Saturday, February 18, 2017

Real science is never really settled,

is it?
By analyzing the orientations of the metals in a set of these jar handles with dates from 750 to 150 BCE, the scientists were able to see traces of the geomagnetic field's behavior. What they found was startling. Sometime late in the 8th century BCE, there was a rapid fluctuation in the field's intensity over a period of about 30 years—first the intensity increased to over 20 percent of baseline, then plunged to 27 percent under baseline.
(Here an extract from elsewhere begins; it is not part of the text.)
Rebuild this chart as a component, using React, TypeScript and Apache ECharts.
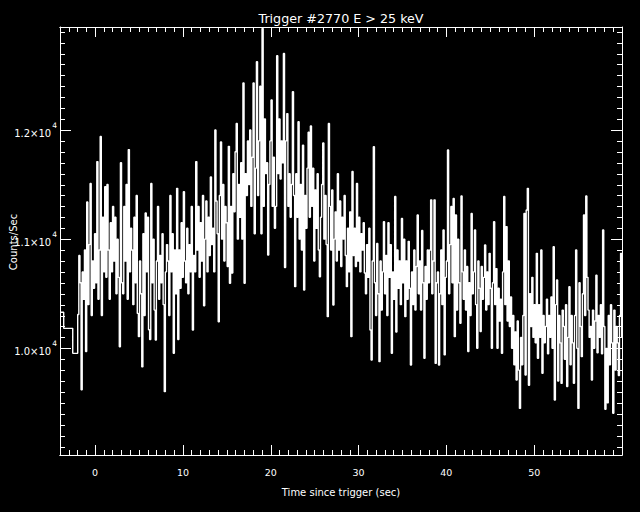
import React, { useEffect, useRef } from 'react';
import * as echarts from 'echarts';

// ---- data ----
// coarse pre-trigger bins (start time, counts/sec)
const preBinTimes = [-4.0, -3.58, -2.55];
const preBinCounts = [10330, 10183, 9954];

// fine bins, start -1.984 s, width 0.128 s
const hiResStart = -1.984;
const hiResBin = 0.128;
const hiResCounts = [
  10310, 10850, 10600, 9620, 10700, 10450, 10900, 9970,
  11340, 10400, 10950, 11510, 10300, 10800, 10550, 11050,
  10600, 11710, 10450, 10900, 11940, 10300, 11200, 10700,
  11480, 10650, 11500, 10900, 10450, 11150, 10700, 11300,
  10800, 11200, 10500, 11000, 10650, 10015, 11700, 10600,
  10500, 11300, 10800, 11500, 10450, 11820, 10700, 11100,
  10900, 10400, 11200, 10600, 11400, 10320, 10107, 10800,
  10500, 9830, 11050, 10300, 11240, 10700, 11200, 10170,
  10080, 11510, 10600, 11000, 10350, 10076, 10800, 11300,
  10450, 10850, 10600, 11050, 10400, 9603, 10700, 10950,
  10800, 10300, 11400, 10700, 11050, 9954, 10900, 10500,
  11465, 10080, 10900, 10550, 11150, 10650, 11435, 10800,
  10600, 11100, 10500, 10950, 10700, 11300, 10168, 10850,
  10700, 11710, 10900, 11300, 10650, 11150, 10800, 11400,
  10390, 11000, 11350, 10700, 11200, 10850, 11570, 10950,
  11100, 10700, 12000, 11350, 11050, 10244, 11400, 11890,
  11000, 11500, 10800, 11300, 11150, 10750, 11850, 10595,
  11300, 10690, 11600, 11250, 11800, 12060, 11000, 11500,
  11200, 11700, 11000, 12430, 10595, 11600, 11400, 11900,
  11500, 12000, 11300, 11750, 12430, 11050, 11650, 12625,
  11400, 11900, 12400, 11050, 12930, 11300, 12100, 11600,
  11700, 10855, 11500, 11900, 12275, 11300, 11750, 11100,
  11300, 12680, 11600, 12100, 11550, 11900, 11700, 12700,
  10740, 11900, 12150, 11300, 11600, 11200, 11500, 12350,
  11400, 10565, 11600, 11200, 12076, 11000, 11500, 10900,
  11860, 10534, 11400, 11100, 11650, 11980, 11200, 12036,
  11300, 11650, 10800, 11450, 11100, 11600, 10900, 10656,
  11200, 11500, 11880, 11000, 11400, 10950, 10290, 12060,
  11300, 10900, 11450, 10397, 11000, 11250, 10800, 11600,
  10900, 11350, 10750, 11200, 11000, 11400, 10850, 10565,
  11100, 10700, 11250, 10107, 11620, 10850, 11100, 10750,
  11510, 10800, 11200, 10700, 11050, 10900, 11150, 10690,
  10500, 10950, 10650, 11100, 10168, 9893, 10800, 11847,
  10600, 10300, 10960, 10500, 9878, 10800, 10350, 10700,
  11160, 10500, 10850, 10300, 11150, 10650, 10950, 9954,
  10700, 10450, 11390, 10150, 10900, 10550, 10800, 10400,
  11190, 10600, 11000, 10290, 10800, 10450, 10980, 10550,
  9847, 10700, 10400, 10900, 10350, 10750, 11221, 10500,
  10800, 10350, 11080, 10600, 9908, 10750, 10450, 10900,
  10600, 10900, 11360, 10500, 10800, 11360, 9862, 10600,
  10700, 9847, 10500, 10900, 10400, 11084, 9940, 10650,
  10800, 11816, 10500, 10950, 11300, 10600, 11373, 10107,
  11221, 10351, 11000, 10600, 10230, 11395, 10700, 10450,
  10900, 10350, 10750, 9970, 10600, 10300, 11236, 10500,
  10700, 11084, 10400, 10000, 10800, 10550, 10153, 10750,
  10450, 10650, 10946, 10350, 10700, 10400, 10870, 10550,
  10000, 10600, 11160, 10400, 10730, 10000, 10550, 10250,
  10450, 9954, 10700, 11390, 10400, 11115, 10250, 10800,
  10200, 10470, 10000, 10300, 9850, 10150, 9710, 10250,
  9800, 9450, 10100, 9850, 10300, 11236, 9756, 11267,
  11465, 9662, 10500, 10200, 10650, 10100, 10400, 10050,
  10870, 9908, 10400, 10100, 10900, 9771, 10300, 10050,
  10200, 10450, 9950, 10300, 10100, 10470, 10000, 10931,
  9527, 10400, 10626, 9700, 10300, 10050, 9679, 10350,
  10200, 9900, 10400, 9650, 10100, 10565, 9850, 10300,
  10050, 9680, 10300, 10900, 10000, 9450, 10600, 10200,
  9924, 10500, 11221, 10300, 11395, 10650, 10350, 10100,
  10200, 9710, 10350, 10000, 10250, 10670, 9960, 10300,
  10100, 10400, 9950, 11084, 10200, 9441, 10000, 9500,
  10300, 9850, 10400, 10050, 9405, 10350, 9800, 10200,
  10050, 9750, 10300, 10870, 10100,
];

// axes
const xRange = [-4, 60];
const yRange = [9023, 12943];
const xMajorLabels = [0, 10, 20, 30, 40, 50];
const yMajorTicks = [10000, 11000, 12000];
const yMajorMantissa = ['1.0', '1.1', '1.2'];
const yExponent = '4';
const yMinorTicks = [
  9100, 9200, 9300, 9400, 9500, 9600, 9700, 9800, 9900,
  10100, 10200, 10300, 10400, 10500, 10600, 10700, 10800, 10900,
  11100, 11200, 11300, 11400, 11500, 11600, 11700, 11800, 11900,
  12100, 12200, 12300, 12400, 12500, 12600, 12700, 12800, 12900,
];

const titleText = 'Trigger #2770 E > 25 keV';
const xTitle = 'Time since trigger (sec)';
const yTitle = 'Counts/Sec';

const FONT = '"DejaVu Sans", sans-serif';
const WHITE = '#ffffff';

export default function App() {
  const ref = useRef<HTMLDivElement>(null);

  useEffect(() => {
    if (!ref.current) return;
    const chart = echarts.init(ref.current, undefined, { renderer: 'svg' });

    const lineData: number[][] = [
      ...preBinTimes.map((t, i) => [t, preBinCounts[i]]),
      ...hiResCounts.map((c, i) => [+(hiResStart + i * hiResBin).toFixed(3), c]),
    ];

    const axisLine = { show: true, onZero: false, lineStyle: { color: WHITE, width: 1 } };
    const xBase = {
      type: 'value',
      min: xRange[0],
      max: xRange[1],
      axisLine,
      splitLine: { show: false },
      minorTick: { show: false },
    };
    const yBase = {
      type: 'value',
      min: yRange[0],
      max: yRange[1],
      axisLine,
      splitLine: { show: false },
    };

    const option: any = {
      animation: false,
      backgroundColor: '#000000',
      grid: { left: 60, right: 18, top: 27, bottom: 57, containLabel: false, outerBoundsMode: 'none' },
      xAxis: [
        {
          ...xBase,
          position: 'bottom',
          interval: 1,
          axisTick: { show: true, inside: true, length: 5, lineStyle: { color: WHITE } },
          axisLabel: { show: false },
        },
        {
          ...xBase,
          position: 'bottom',
          axisTick: { show: true, inside: true, length: 10, lineStyle: { color: WHITE } },
          axisLabel: {
            show: true,
            margin: 12,
            color: WHITE,
            fontSize: 9.5,
            fontFamily: FONT,
            formatter: (v: number) => (xMajorLabels.indexOf(v) >= 0 ? String(v) : ''),
          },
        },
        {
          ...xBase,
          position: 'top',
          interval: 1,
          axisTick: { show: true, inside: true, length: 5, lineStyle: { color: WHITE } },
          axisLabel: { show: false },
        },
        {
          ...xBase,
          position: 'top',
          axisTick: { show: true, inside: true, length: 10, lineStyle: { color: WHITE } },
          axisLabel: { show: false },
        },
      ],
      yAxis: [
        {
          ...yBase,
          position: 'left',
          axisTick: { show: true, inside: true, length: 11, lineStyle: { color: WHITE } },
          axisLabel: {
            show: true,
            margin: 3,
            color: WHITE,
            fontFamily: FONT,
            formatter: (v: number) => {
              const i = yMajorTicks.indexOf(v);
              return i >= 0 ? `{m|${yMajorMantissa[i]}×10}{e|${yExponent}}` : '';
            },
            rich: {
              m: { fontSize: 10, color: WHITE, fontFamily: FONT, padding: [7, 0, 0, 0] },
              e: { fontSize: 7.5, color: WHITE, fontFamily: FONT, verticalAlign: 'top', padding: [0, 0, 0, 1] },
            },
          },
        },
        {
          ...yBase,
          position: 'right',
          axisTick: { show: true, inside: true, length: 11, lineStyle: { color: WHITE } },
          axisLabel: { show: false },
        },
      ],
      graphic: [
        {
          type: 'text',
          x: 341,
          y: 18,
          silent: true,
          style: { text: titleText, fill: WHITE, fontSize: 12.7, fontFamily: FONT, align: 'center', verticalAlign: 'middle' },
        },
        {
          type: 'text',
          x: 341,
          y: 492,
          silent: true,
          style: { text: xTitle, fill: WHITE, fontSize: 10, fontFamily: FONT, align: 'center', verticalAlign: 'middle' },
        },
        {
          type: 'text',
          x: 13,
          y: 242,
          rotation: Math.PI / 2,
          silent: true,
          style: { text: yTitle, fill: WHITE, fontSize: 10, fontFamily: FONT, align: 'center', verticalAlign: 'middle' },
        },
      ],
      series: [
        {
          type: 'line',
          xAxisIndex: 0,
          yAxisIndex: 0,
          data: lineData,
          step: 'end',
          symbol: 'none',
          showSymbol: false,
          silent: true,
          lineStyle: { color: WHITE, width: 1.4 },
        },
        {
          type: 'custom',
          xAxisIndex: 0,
          yAxisIndex: 0,
          silent: true,
          data: yMinorTicks.map((v) => [xRange[0], v]),
          renderItem: (params: any, api: any) => {
            const v = api.value(1);
            const p = api.coord([xRange[0], v]);
            const cs = params.coordSys;
            const y = Math.round(p[1]) + 0.5;
            return {
              type: 'group',
              children: [
                { type: 'line', shape: { x1: cs.x, y1: y, x2: cs.x + 5, y2: y }, style: { stroke: WHITE, lineWidth: 1 } },
                { type: 'line', shape: { x1: cs.x + cs.width - 5, y1: y, x2: cs.x + cs.width, y2: y }, style: { stroke: WHITE, lineWidth: 1 } },
              ],
            };
          },
        },
      ],
    };

    chart.setOption(option);
    return () => chart.dispose();
  }, []);

  return (
    <div
      ref={ref}
      style={{ position: 'fixed', left: 0, top: 0, width: 640, height: 512, background: '#000' }}
    />
  );
}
Though the overall trend at that time was a gradual decline in the fields' intensity similar to what we see today, this spike was basically off the charts.

Writing in The New Yorker, Lawrence University geologist Marcia Bjornerud points out that this geomagnetic spike is far bigger than anything geoscientists had believed possible. "Both the height and the sharpness of the spike they recount push up against the limits of what some geophysicists think Earth’s outer core is capable of doing," she explains. "If the eighth-century-BC geomagnetic jeté is real, models for the generation of the magnetic field need significant revision."
And, to make it even more interesting,
The researchers note that this geomagnetic spike is similar to another that occurred in the 10th century BCE. Data from the 10th century spike and this 8th century one indicate that such events were probably localized, not global. That said, they write that "the exact geographic expanse of this phenomenon has yet to be investigated, and the fact that these are very short-lived features that can be easily missed suggests that there is much more to discover."
And they note that such a spike today could mean disaster for the area where it happens.